Task instructions
Each line from the top of the listing through the one holding "const indTicks = [-5,0,5];" should be restated word for word, with nothing added and no pictures.

━━ Given data ━━

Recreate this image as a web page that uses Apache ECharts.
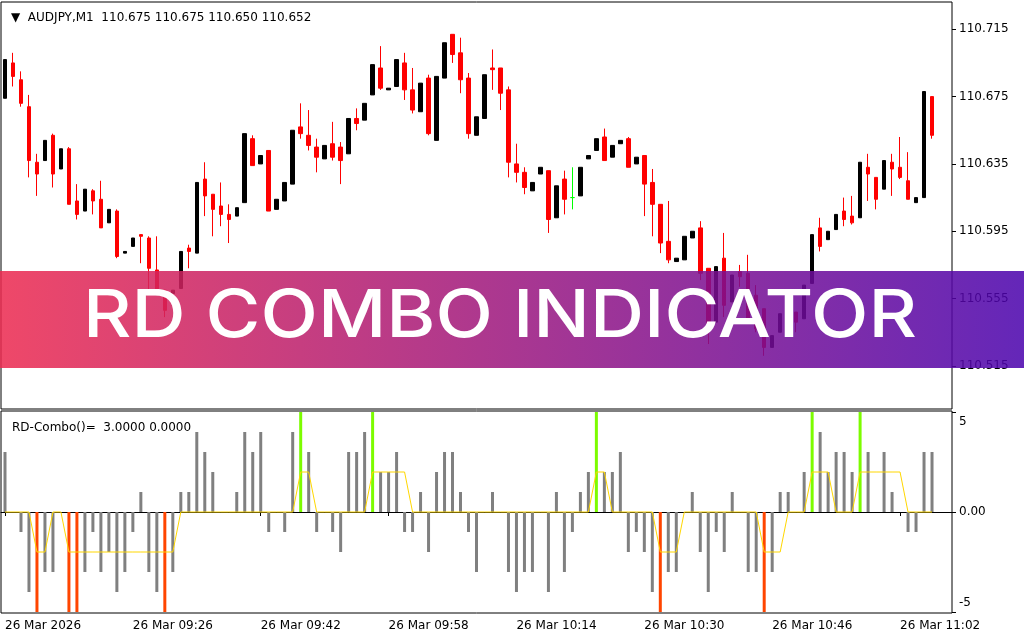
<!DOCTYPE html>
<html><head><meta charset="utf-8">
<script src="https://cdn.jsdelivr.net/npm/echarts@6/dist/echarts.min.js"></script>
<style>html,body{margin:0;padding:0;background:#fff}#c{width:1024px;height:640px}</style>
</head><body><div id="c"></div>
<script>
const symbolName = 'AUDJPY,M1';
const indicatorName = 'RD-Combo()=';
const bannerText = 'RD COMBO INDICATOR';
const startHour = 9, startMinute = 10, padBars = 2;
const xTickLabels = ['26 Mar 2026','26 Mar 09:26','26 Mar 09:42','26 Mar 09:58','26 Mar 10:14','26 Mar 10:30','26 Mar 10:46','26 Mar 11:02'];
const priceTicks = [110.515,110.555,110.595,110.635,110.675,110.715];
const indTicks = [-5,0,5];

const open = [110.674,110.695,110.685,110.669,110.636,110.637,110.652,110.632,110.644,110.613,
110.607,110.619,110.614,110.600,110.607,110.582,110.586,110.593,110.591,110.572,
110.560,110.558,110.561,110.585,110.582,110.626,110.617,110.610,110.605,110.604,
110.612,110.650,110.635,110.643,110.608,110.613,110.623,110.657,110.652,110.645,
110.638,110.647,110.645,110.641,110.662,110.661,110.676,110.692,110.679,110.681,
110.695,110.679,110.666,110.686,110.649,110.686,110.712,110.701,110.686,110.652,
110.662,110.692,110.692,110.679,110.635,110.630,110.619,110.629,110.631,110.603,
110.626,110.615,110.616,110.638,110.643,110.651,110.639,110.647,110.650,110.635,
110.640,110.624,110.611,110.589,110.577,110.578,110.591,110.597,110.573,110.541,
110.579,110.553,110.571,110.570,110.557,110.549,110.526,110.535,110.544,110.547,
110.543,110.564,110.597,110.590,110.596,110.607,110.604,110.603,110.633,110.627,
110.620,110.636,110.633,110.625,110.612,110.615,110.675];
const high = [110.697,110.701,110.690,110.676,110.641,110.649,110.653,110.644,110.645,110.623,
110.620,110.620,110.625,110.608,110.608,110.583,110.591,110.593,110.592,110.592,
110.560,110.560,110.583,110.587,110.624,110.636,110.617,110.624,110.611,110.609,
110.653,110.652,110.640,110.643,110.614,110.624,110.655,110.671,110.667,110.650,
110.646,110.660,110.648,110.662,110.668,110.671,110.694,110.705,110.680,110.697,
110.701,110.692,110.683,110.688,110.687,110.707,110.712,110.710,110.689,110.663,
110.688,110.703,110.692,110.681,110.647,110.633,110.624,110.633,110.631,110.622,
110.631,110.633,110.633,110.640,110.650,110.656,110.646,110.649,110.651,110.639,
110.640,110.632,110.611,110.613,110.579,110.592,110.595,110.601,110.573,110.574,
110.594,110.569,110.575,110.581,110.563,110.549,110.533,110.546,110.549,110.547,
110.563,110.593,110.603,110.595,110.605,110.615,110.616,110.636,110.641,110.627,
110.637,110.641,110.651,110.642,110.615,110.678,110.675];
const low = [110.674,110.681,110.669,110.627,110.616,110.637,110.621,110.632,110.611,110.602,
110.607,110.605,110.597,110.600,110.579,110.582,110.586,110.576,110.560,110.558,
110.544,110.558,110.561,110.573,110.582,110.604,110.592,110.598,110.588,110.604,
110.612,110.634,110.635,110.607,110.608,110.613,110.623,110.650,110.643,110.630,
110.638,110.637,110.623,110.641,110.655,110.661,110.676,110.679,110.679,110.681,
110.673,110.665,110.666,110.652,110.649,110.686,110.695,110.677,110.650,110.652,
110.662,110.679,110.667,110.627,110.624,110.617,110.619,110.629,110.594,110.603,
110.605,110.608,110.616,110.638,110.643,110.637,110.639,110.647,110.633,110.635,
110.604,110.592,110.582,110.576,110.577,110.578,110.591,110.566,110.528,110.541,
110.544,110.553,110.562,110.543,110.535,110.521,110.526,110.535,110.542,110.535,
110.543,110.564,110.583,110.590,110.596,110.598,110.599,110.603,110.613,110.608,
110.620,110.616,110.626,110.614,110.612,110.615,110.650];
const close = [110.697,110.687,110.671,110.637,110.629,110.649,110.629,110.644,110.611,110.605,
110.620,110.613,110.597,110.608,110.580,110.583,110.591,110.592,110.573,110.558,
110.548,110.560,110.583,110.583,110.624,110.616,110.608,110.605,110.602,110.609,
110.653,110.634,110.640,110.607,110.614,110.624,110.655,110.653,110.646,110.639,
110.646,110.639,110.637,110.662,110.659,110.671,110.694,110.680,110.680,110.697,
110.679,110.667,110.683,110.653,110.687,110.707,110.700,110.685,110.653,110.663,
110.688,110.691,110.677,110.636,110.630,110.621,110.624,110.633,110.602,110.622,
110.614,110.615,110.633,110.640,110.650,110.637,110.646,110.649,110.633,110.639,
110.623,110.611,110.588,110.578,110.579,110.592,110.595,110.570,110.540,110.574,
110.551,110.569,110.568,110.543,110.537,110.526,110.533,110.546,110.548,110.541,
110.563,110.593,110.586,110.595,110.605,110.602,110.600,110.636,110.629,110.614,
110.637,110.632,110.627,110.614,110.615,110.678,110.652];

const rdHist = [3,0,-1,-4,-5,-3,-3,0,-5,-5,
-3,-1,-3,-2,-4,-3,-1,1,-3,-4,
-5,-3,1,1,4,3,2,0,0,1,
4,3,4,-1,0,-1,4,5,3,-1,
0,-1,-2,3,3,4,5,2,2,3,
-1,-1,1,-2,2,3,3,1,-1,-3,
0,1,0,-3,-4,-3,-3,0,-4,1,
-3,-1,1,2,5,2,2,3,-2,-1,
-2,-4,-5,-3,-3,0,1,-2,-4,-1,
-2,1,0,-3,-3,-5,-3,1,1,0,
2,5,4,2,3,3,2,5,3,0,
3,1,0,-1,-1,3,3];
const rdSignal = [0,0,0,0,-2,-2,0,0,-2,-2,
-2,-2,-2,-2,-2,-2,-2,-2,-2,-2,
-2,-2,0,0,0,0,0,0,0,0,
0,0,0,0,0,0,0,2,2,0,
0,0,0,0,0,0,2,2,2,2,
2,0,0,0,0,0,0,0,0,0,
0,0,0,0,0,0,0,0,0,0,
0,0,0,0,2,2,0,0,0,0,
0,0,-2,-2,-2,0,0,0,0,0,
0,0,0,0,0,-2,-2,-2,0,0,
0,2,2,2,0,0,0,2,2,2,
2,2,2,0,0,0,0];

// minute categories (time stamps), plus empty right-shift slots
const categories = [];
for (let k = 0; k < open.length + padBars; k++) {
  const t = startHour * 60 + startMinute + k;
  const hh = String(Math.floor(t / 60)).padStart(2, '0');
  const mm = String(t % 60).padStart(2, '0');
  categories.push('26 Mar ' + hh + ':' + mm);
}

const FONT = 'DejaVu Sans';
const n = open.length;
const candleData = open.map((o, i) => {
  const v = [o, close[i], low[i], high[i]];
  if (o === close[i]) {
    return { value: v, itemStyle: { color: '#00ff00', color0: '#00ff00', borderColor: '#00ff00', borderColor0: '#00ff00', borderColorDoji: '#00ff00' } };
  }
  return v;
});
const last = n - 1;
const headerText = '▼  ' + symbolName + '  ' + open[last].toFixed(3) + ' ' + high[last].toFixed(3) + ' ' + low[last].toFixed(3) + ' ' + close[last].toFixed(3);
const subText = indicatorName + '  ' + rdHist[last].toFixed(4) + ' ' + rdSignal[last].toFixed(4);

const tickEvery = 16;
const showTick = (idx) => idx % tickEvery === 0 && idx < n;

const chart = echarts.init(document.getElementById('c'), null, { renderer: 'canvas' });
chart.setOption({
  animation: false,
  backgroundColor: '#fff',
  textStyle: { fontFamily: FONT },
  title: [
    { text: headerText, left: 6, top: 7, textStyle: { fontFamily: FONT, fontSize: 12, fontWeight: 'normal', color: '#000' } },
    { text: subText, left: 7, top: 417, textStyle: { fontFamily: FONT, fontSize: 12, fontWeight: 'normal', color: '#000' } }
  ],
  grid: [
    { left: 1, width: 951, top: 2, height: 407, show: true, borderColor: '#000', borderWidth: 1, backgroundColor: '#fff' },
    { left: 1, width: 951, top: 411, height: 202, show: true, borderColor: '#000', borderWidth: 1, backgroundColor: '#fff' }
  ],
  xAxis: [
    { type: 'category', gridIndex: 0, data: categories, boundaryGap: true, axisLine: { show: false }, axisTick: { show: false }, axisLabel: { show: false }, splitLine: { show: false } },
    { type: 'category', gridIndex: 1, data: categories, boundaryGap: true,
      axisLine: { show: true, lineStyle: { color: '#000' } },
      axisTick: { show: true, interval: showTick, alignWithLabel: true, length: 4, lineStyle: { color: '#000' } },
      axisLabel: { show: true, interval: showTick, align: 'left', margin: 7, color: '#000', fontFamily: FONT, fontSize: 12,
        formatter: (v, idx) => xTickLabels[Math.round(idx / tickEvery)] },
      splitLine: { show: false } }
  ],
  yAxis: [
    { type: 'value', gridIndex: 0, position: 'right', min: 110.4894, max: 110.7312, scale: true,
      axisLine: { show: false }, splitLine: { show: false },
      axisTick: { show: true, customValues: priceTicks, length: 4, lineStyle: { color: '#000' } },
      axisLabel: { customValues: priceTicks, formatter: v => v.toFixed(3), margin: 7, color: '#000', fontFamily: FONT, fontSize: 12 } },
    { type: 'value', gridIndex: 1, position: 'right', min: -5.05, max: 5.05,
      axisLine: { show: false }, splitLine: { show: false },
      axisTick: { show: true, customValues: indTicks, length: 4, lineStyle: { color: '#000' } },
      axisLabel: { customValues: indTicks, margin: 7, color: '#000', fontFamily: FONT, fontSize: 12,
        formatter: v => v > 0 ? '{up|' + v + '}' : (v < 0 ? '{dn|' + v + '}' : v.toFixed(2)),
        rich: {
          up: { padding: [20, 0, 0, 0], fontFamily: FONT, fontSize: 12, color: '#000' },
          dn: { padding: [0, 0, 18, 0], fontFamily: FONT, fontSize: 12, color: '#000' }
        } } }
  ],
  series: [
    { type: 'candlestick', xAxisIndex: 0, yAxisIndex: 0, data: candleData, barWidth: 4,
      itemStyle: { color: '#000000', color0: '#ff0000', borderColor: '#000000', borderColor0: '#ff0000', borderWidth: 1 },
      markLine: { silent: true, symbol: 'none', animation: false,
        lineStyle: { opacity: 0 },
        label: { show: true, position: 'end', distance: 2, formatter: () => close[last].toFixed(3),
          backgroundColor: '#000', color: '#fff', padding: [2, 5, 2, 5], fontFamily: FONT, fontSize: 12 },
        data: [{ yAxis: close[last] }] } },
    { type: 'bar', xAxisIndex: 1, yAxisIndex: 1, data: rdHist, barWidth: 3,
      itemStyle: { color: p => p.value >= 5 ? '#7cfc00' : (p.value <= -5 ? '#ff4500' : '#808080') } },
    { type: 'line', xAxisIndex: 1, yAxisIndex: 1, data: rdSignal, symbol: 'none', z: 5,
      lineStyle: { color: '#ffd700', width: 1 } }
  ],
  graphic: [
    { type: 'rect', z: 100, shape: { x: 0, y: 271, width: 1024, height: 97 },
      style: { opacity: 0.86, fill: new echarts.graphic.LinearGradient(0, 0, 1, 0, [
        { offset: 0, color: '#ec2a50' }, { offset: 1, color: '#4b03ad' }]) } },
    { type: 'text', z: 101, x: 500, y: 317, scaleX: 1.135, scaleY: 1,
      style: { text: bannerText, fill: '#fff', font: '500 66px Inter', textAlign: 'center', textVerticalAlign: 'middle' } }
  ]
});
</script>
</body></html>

━━━

Answer for this exercise
Recreate this image as a web page that uses Apache ECharts.
<!DOCTYPE html>
<html><head><meta charset="utf-8">
<script src="https://cdn.jsdelivr.net/npm/echarts@6/dist/echarts.min.js"></script>
<style>html,body{margin:0;padding:0;background:#fff}#c{width:1024px;height:640px}</style>
</head><body><div id="c"></div>
<script>
const symbolName = 'AUDJPY,M1';
const indicatorName = 'RD-Combo()=';
const bannerText = 'RD COMBO INDICATOR';
const startHour = 9, startMinute = 10, padBars = 2;
const xTickLabels = ['26 Mar 2026','26 Mar 09:26','26 Mar 09:42','26 Mar 09:58','26 Mar 10:14','26 Mar 10:30','26 Mar 10:46','26 Mar 11:02'];
const priceTicks = [110.515,110.555,110.595,110.635,110.675,110.715];
const indTicks = [-5,0,5];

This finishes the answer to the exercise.